The method was validated on Llama 3 models ranging from 125M to 8B parameters, pre-trained on the SlimPajama dataset.

• Training Stability & Accuracy:

  • Small Scale (125M, 1B): Both MXNorm variants ($p=1$ and $p=2$) showed minimal loss in accuracy compared to the baseline.
  • Large Scale (8B):
    • MXNorm ($p=1$): Failed to scale. It suffered from catastrophic loss spikes due to the loose output bounds allowing outlier features to explode.
    • MXNorm ($p=2$): Successfully matched the training loss (2.126 vs 2.132 baseline) and zero-shot performance of the RMSNorm baseline.
  • Conclusion: Using the quadratic mean ($p=2$) is essential for stability in large models as it provides tighter bounds on extreme values, similar to standard RMSNorm.

• Performance Speedups:

  • Kernel Level: MXNorm achieved up to 2.4x speedup over fused RMSNorm + MXCast kernels on isolated operations.
  • System Level:
    • MXFP8: 1.3% speedup in Llama 3 8B transformer layers.
    • NVFP4: 2.6% speedup in Llama 3 8B transformer layers.
  • The speedup is more pronounced in lower-precision formats (NVFP4) where non-matmul operations become the dominant bottleneck.

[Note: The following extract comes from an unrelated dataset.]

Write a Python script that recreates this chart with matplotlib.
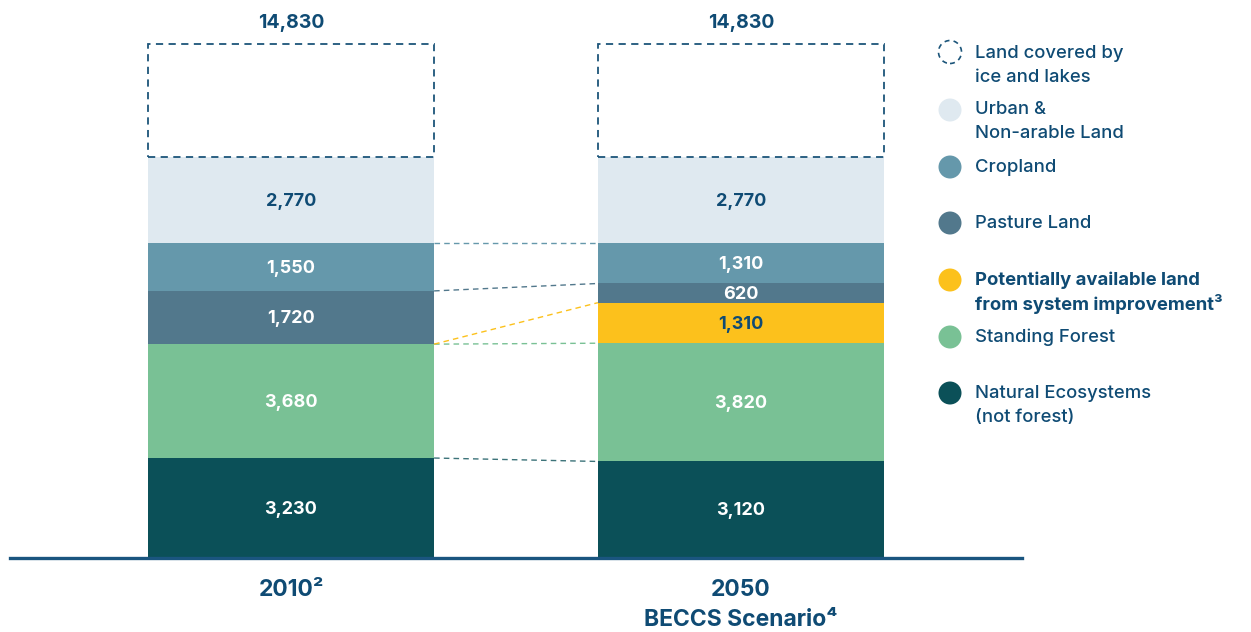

5. Significance and Future Work

• Efficiency: MXNorm addresses the "reduction bottleneck" in next-generation AI accelerators. As matmul speeds continue to skyrocket (e.g., Rubin architecture), optimizing normalization becomes critical for overall throughput.
• Simplicity: It requires no new hyperparameters and can be implemented as a drop-in replacement in existing LLM architectures (Pre-Norm).
• Generalizability: The approach is not limited to MXFP8; it can be applied to other block-quantization schemes (e.g., INT2, ternary) and other quantization methods where block scales are computed (e.g., VS-Quant).
• Broader Impact: The paper highlights that normalization is just one of several components (alongside rotary positional embeddings and gated linear units) that lag behind matmul optimizations, suggesting a new direction for hardware-aware algorithm design.

In summary, MXNorm is a highly efficient, mathematically grounded technique that leverages existing quantization metadata to accelerate tensor normalization, enabling faster training and inference for large-scale LLMs on low-precision hardware without sacrificing model quality.